全日本きもの研究会 ゆうきくんの言いたい放題
Ⅶ-56 コロナ一年、アフターコロナは?(その9)
今コロナ禍に際し、あらゆる産業が停滞している。呉服業界もご多分に漏れず停滞している。結婚式やお茶会など着物を着る機会が無くなり、着物を愛好していた人達も呉服屋に足を運ぶ機会が減ってしまった。
展示会の客数も激減している。それでもまだ展示会は頻繁に行われていると言う。客が少なく採算が採れないだろうと思うのだが、問屋さんの話を聞くと、「展示会をやめてしまうと客が他の展示会に流れてしまうので無理してでも続けている」との事だった。
今時展示会に行って呉服を購入する人がいるのは確かだけれども、その数は確実に少なく、従来の客の多くが着物・呉服屋とは一時的に縁を切った状態になっている。
コロナ禍が終息した後お客様は、また着物や呉服店に戻ってくるだろう。しばらく呉服と離れていて着物が新鮮に感じられるかもしれない。
毎日ラーメンを食べていた人が一年間ラーメンを食べずにいれば、最初に食べるラーメンの味は新鮮に感じられるだろう。そして、その食べたラーメンに色々な気づきがあるはずである。今まで気づかなかった美味しさや欠点など。

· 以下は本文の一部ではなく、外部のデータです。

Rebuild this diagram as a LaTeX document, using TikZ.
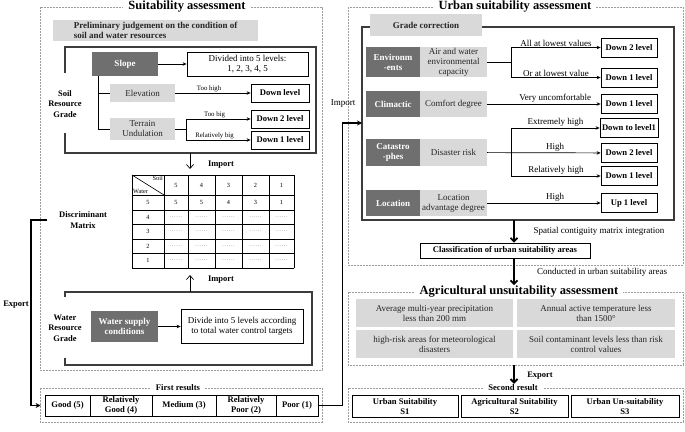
\documentclass[tikz,border=0pt]{standalone}
\usepackage{fontspec}
\setmainfont{Liberation Serif}
\usetikzlibrary{positioning,calc,arrows.meta}
\definecolor{gdark}{HTML}{6F6F6F}
\definecolor{glight}{HTML}{D9D9D9}
\definecolor{gdash}{HTML}{9C9C9C}
\definecolor{gframe}{HTML}{3C3C3C}
\newcommand{\fsmain}{\fontsize{9}{10}\selectfont}
\newcommand{\fslab}{\fontsize{9}{10}\selectfont}
\newcommand{\fsres}{\fontsize{8.6}{9.6}\selectfont}
\newcommand{\fsside}{\fontsize{8.5}{10.5}\selectfont}
\newcommand{\fstiny}{\fontsize{6.8}{8}\selectfont}
\newcommand{\fscell}{\fontsize{6.3}{7}\selectfont}
\newcommand{\fstitle}{\fontsize{12.5}{14}\selectfont}

\begin{document}
\begin{tikzpicture}[x=1pt, y=-1pt, >=Stealth, font=\fsmain,
  grp/.style={draw=gdash, line width=0.6pt, dash pattern=on 2pt off 1pt},
  frm/.style={draw=gframe, line width=1.1pt},
  ttl/.style={fill=white, inner xsep=5pt, inner ysep=1pt, font=\fstitle\bfseries},
  sub/.style={fill=white, inner xsep=5pt, inner ysep=1pt, font=\fsres\bfseries},
  dk/.style={fill=gdark, text=white, font=\fsmain\bfseries, align=center, inner sep=1pt},
  lt/.style={fill=glight, text=black!85, align=center, inner sep=1pt},
  res/.style={draw=black, line width=0.8pt, fill=white, align=center, inner sep=1pt, font=\fsres\bfseries},
  side/.style={font=\fsside\bfseries, align=center, inner sep=1pt},
  lbl/.style={font=\fstiny, inner sep=1pt},
  rlbl/.style={font=\fslab, inner sep=1pt},
  cell/.style={font=\fscell, inner sep=0pt},
  dots/.style={font=\fscell, text=black!45, inner sep=0pt},
  arr/.style={-{Stealth[length=4pt,width=3.5pt]}, line width=0.7pt},
  ln/.style={line width=0.8pt},
  imp/.style={-{Straight Barb[length=4pt,width=7pt]}, line width=0.7pt},
  bar/.style={-{Straight Barb[length=3.5pt,width=7pt]}, line width=1.8pt},
  exp/.style={-{Stealth[length=5pt,width=5pt]}, line width=1.4pt}]
  \useasboundingbox (0,0) rectangle (685,431);
  % --- dashed groups
  \draw[grp] (40,7) rectangle (322,370);
  \draw[grp] (40,388) rectangle (322,422);
  \draw[grp] (348,7) rectangle (683,265);
  \draw[grp] (348,292) rectangle (683,365);
  \draw[grp] (348,388) rectangle (683,422);
  \node[ttl] (suit) at (187,7)   {Suitability assessment};
  \node[ttl] (urb)  at (515,7)   {Urban suitability assessment};
  \node[ttl] (agt)  at (519,292) {Agricultural unsuitability assessment};
  \node[sub] (fres) at (178,388) {First results};
  \node[sub] (sres) at (513,388) {Second result};

  % --- soil resource grade
  \draw[frm] (65,73) -- (65,47) -- (316,47) -- (316,153) -- (65,153) -- (65,133);
  \node[lt, font=\fsmain\bfseries, align=left, anchor=west, minimum width=205, minimum height=21,
        inner xsep=6pt] (pre) at (53,30.5)
        {Preliminary judgement on the condition of\\soil and water resources};
  \node[side] (sgr) at (65,104) {Soil\\Resource\\Grade};
  \node[dk, minimum width=66, minimum height=24] (slope) at (125,64) {Slope};
  \node[draw, line width=0.8pt, align=center, minimum width=121, minimum height=24, inner sep=1pt]
        (div) at (247.5,64) {Divided into 5 levels:\\1, 2, 3, 4, 5};
  \node[lt, minimum width=65, minimum height=18] (elev) at (142.5,93) {Elevation};
  \node[lt, minimum width=65, minimum height=22] (terr) at (142.5,129) {Terrain\\Undulation};
  \node[res, minimum width=58, minimum height=18] (dl)  at (280,93)  {Down level};
  \node[res, minimum width=58, minimum height=18] (dl2) at (280,119) {Down 2 level};
  \node[res, minimum width=58, minimum height=18] (dl1) at (280,140) {Down 1 level};
  \draw[arr] (slope) -- (div);
  \draw[ln] ([xshift=7pt]slope.south west) |- (elev.west);
  \draw[ln] ([xshift=7pt]slope.south west) |- (terr.west);
  \draw[arr] (elev) -- node[lbl, above, pos=0.45] {Too high} (dl);
  \draw[arr] (terr.east) -- ++(11,0) |- node[lbl, above, pos=0.72] {Too big} (dl2);
  \draw[arr] ([xshift=11pt]terr.east) |- node[lbl, above, pos=0.72] {Relatively big} (dl1);

  % --- discriminant matrix
  \coordinate (sbot) at (190,153);
  \coordinate (tin)  at (190,169);
  \draw[imp] (sbot) -- (tin);
  \node[side] (imp1) at (221,165) {Import};
  \node[side] (dm) at (83,220) {Discriminant\\Matrix};
  \foreach \x in {132,164,188,215,242,269,294}
    \draw[line width=0.7pt] (\x,175) -- (\x,268);
  \foreach \y in {175,195,210,224,239,253,268}
    \draw[line width=0.7pt] (132,\y) -- (294,\y);
  \draw[line width=0.6pt] (132,175) -- (164,195);
  \node[cell, anchor=north east, inner sep=1pt] (soil) at (164,175) {Soil};
  \node[cell, anchor=south west, inner sep=1pt] (water) at (132,195) {Water};
  \foreach \cx/\v [count=\i] in {176/5,201.5/4,228.5/3,255.5/2,281.5/1}
    \node[cell] (h\i) at (\cx,185) {\v};
  \foreach \cy/\v [count=\i] in {202.5/5,217/4,231.5/3,246/2,260.5/1}
    \node[cell] (r\i) at (148,\cy) {\v};
  \foreach \cx/\v [count=\i] in {176/5,201.5/5,228.5/4,255.5/3,281.5/1}
    \node[cell] (v\i) at (\cx,202.5) {\v};
  \foreach \cx [count=\i] in {176,201.5,228.5,255.5,281.5}
    \foreach \cy [count=\j] in {217,231.5,246,260.5}
      \node[dots] (d\i\j) at (\cx,\cy) {……};

  % --- water resource grade
  \draw[frm] (65,297) -- (65,292) -- (312,292) -- (312,365) -- (65,365) -- (65,358);
  \coordinate (wtop) at (190,292);
  \coordinate (wtip) at (190,275);
  \draw[imp] (wtop) -- (wtip);
  \node[side] (imp2) at (221,280) {Import};
  \node[side] (wgr) at (65,328) {Water\\Resource\\Grade};
  \node[dk, minimum width=67, minimum height=31] (wsup) at (124.5,326.5) {Water supply\\conditions};
  \node[draw, line width=0.8pt, align=center, minimum width=122, minimum height=34, inner sep=1pt]
        (wdiv) at (242,326.5) {Divide into 5 levels according\\to total water control targets};
  \draw[arr] (wsup) -- (wdiv);

  % --- first results
  \node[res, minimum width=45, minimum height=21] (good) at (67.5,405.5)  {Good (5)};
  \node[res, minimum width=62, minimum height=21] (rgood) at (121,405.5) {Relatively\\Good (4)};
  \node[res, minimum width=64, minimum height=21] (med) at (184,405.5)   {Medium (3)};
  \node[res, minimum width=60, minimum height=21] (rpoor) at (246,405.5) {Relatively\\Poor (2)};
  \node[res, minimum width=42, minimum height=21] (poor) at (297,405.5)  {Poor (1)};
  \coordinate (dmex) at (47,220);
  \draw[exp, shorten >=4pt] (dmex) -- ++(-16,0) |- (good.west);
  \node[side] (ex1) at (16,305) {Export};

  % --- urban suitability
  \draw[frm] (362,27) rectangle (674,220);
  \node[lt, font=\fsmain\bfseries, minimum width=112, minimum height=22] (gc) at (426,25) {Grade correction};
  \coordinate (uin) at (362,123);
  \draw[exp] (poor.east) -- ++(24,0) |- (uin);
  \node[rlbl] (imp3) at (343,104) {Import};
  \node[dk, minimum width=54, minimum height=30] (env)  at (393,62)    {Environm\\-ents};
  \node[lt, minimum width=67, minimum height=30] (envc) at (453.5,62)  {Air and water\\environmental\\capacity};
  \node[dk, minimum width=54, minimum height=26] (clim) at (393,104)   {Climactic};
  \node[lt, minimum width=67, minimum height=26] (comf) at (453.5,104) {Comfort degree};
  \node[dk, minimum width=54, minimum height=27] (cat)  at (393,152.5) {Catastro\\-phes};
  \node[lt, minimum width=67, minimum height=27] (dis)  at (453.5,152.5) {Disaster risk};
  \node[dk, minimum width=54, minimum height=26] (loc)  at (393,203)   {Location};
  \node[lt, minimum width=67, minimum height=26] (ladv) at (453.5,203) {Location\\advantage degree};
  \node[res, minimum width=56, minimum height=19] (edn2) at (629,47.5)  {Down 2 level};
  \node[res, minimum width=56, minimum height=19] (edn1) at (629,77.5)  {Down 1 level};
  \node[res, minimum width=56, minimum height=19] (cdn1) at (629,104)   {Down 1 level};
  \node[res, minimum width=58, minimum height=19] (klv1) at (629,128)   {Down to level1};
  \node[res, minimum width=56, minimum height=19] (kdn2) at (629,153)   {Down 2 level};
  \node[res, minimum width=56, minimum height=19] (kdn1) at (629,176)   {Down 1 level};
  \node[res, minimum width=56, minimum height=19] (up1)  at (629,203)   {Up 1 level};
  \draw[arr] (envc.east) -- ++(24,0) |- node[rlbl, above, pos=0.75] {All at lowest values} (edn2);
  \draw[arr] ([xshift=24pt]envc.east) |- node[rlbl, above, pos=0.75] {Or at lowest value} (edn1);
  \draw[arr] (comf) -- node[rlbl, above, pos=0.6] {Very uncomfortable} (cdn1);
  \draw[arr] (dis) -- node[rlbl, above, pos=0.6] {High} (kdn2);
  \draw[arr] ([xshift=24pt]dis.east) |- node[rlbl, above, pos=0.75] {Extremely high} (klv1);
  \draw[arr] ([xshift=24pt]dis.east) |- node[rlbl, above, pos=0.75] {Relatively high} (kdn1);
  \draw[arr] (ladv) -- node[rlbl, above, pos=0.6] {High} (up1);
  \node[res, minimum width=170, minimum height=15] (cls) at (505,250.5) {Classification of urban suitability areas};
  \coordinate (ubot) at (514,220);
  \draw[bar] (ubot) -- (ubot |- cls.north);
  \node[rlbl] (spa) at (599,231) {Spatial contiguity matrix integration};
  \draw[bar] (cls.south -| ubot) -- (ubot |- agt.north);
  \node[rlbl] (con) at (602,272) {Conducted in urban suitability areas};

  % --- agricultural unsuitability
  \node[lt, font=\fslab, minimum width=157, minimum height=28] (prec) at (434.5,313) {Average multi-year precipitation\\less than 200 mm};
  \node[lt, font=\fslab, minimum width=158, minimum height=28] (temp) at (596,313)   {Annual active temperature less\\than 1500°};
  \node[lt, font=\fslab, minimum width=157, minimum height=28] (met)  at (434.5,344) {high-risk areas for meteorological\\disasters};
  \node[lt, font=\fslab, minimum width=158, minimum height=28] (cont) at (596,344)   {Soil contaminant levels less than risk\\control values};
  \coordinate (abot) at (514,365);
  \draw[bar] (abot) -- (abot |- sres.north);
  \node[side] (ex2) at (540,376) {Export};

  % --- second result
  \node[res, minimum width=106, minimum height=22] (s1) at (405,406.5)   {Urban Suitability\\S1};
  \node[res, minimum width=107, minimum height=22] (s2) at (514.5,406.5) {Agricultural Suitability\\S2};
  \node[res, minimum width=108, minimum height=22] (s3) at (625,406.5)   {Urban Un-suitability\\S3};
\end{tikzpicture}
\end{document}
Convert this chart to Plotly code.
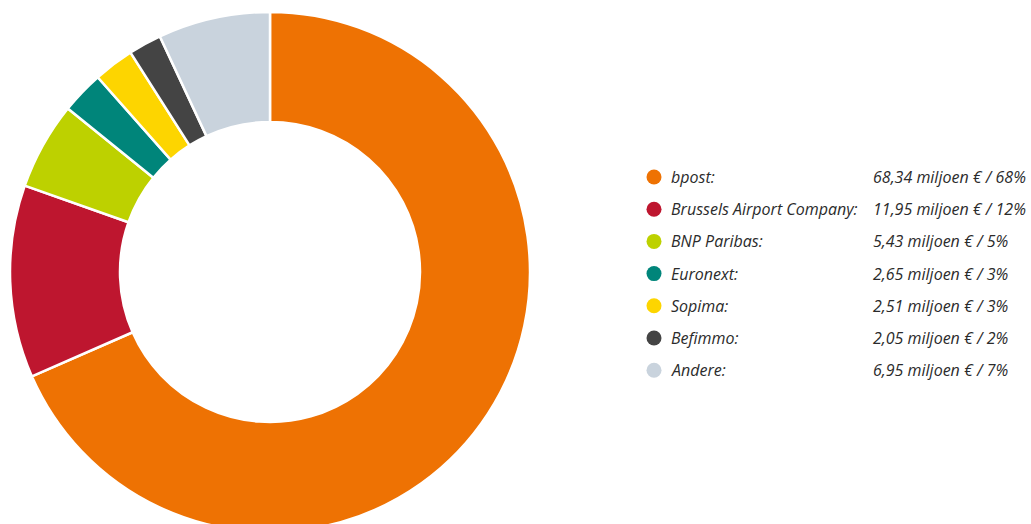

着物としばらく離れていた人達が目にする着物はどのように映るのか。展示会で勧められるままに買っていた着物が「本当に自分にとって必要なのか」「価格は適正なのか」「購入した着物や帯の染や織がどのようなものなのか。」等。消費者は冷静な目で着物を見られるのではないだろうか。
商品が消費者の冷静な目に晒された時、長い間ねじ曲がって積まれてきた「レンガ」は一気に崩壊する恐れがある。価格設定や、ありもしない付加価値が消費者に見抜かれた時呉服業界は混乱に陥る。しかし、その混乱は業界を浄化する物と私は信じている。
コロナ過にあって、私の店も影響を受けて売上が激減したが、本当に必要な着物の需要は途絶えなかった。これから呉服業界が末永く続き、日本の伝統文化を後世に伝えるには現在の業界を浄化する必要があり、それがこのコロナ禍がきっかけになるのであれば、コロナ禍によってさんざん打撃を受けた呉服業界にとってせめてもの救いである。
あらゆる産業にとってコロナ禍が、今後どのように影響を及ぼすのかは想像がつかないが、国民・消費者が本当の意味でより良い方向に向かう切っ掛けになれば幸いである。